Tell us about one of your fondest and strongest memories of watching Australian television.

In primary school, If it was a rainy day, we would all be herded in to the library after school to wait for the bus. While we waited we were treated to back-to-back episodes of Round the Twist. I was on the Second Big Bus, the last bus to arrive, so I would get at least two episodes in. I used to pray for those rainy afternoons!

How has ACTF content influenced your art practice? 

Given my practice so often draws on those feelings of child-like wonder, the ACTF content sits in that bank of influence from which I make frequent transactions.

Describe your artwork and the story behind it. 
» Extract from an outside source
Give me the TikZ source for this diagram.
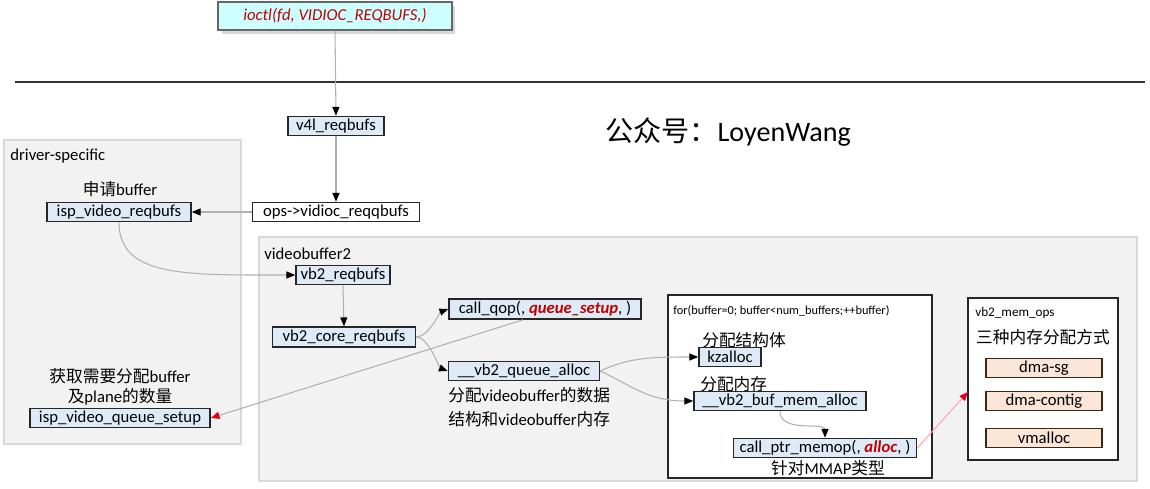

My artwork draws on one particular memory from primary school when grades 3 and up were all gathered in the library for a ‘very special treat’. We had no idea what was coming! The teacher wheeled in the telly (this act in itself was exciting) and explained that we were about to watch a very important new show, made in Australia, and we were watching it at the same time as lots of other school kids around Australia.

What could this important new show be? It must be some sort of rare, fine art with intense significance. The excitement was palpable. We felt important; like we were about to be let in on the closely guarded secrets of the world. When the TV was turned on we were not prepared for the weirdness that ensued. Backpacks that talked? An eerie, faceless baby that everyone inexplicably found endearing? The Wakadoo Cafe? Had they accidentally put on the wrong show? In hindsight, it was so wonderful that we were given permission to watch this strange and fantastical show. Not only that: it was delivered in class time, and with a sort of reverence for its importance. ‘Imagination is the key’ is what it taught me. What a lesson! This short animation attempts to encapsulate the ‘what on earth am I watching’ moment I experienced on that fateful day.

I want to take everyone back to that primary school library they knew, to evoke the smell of old books, stale biscuits and squashed bananas, to a place where perhaps they had a similar memory of discovery and wonder.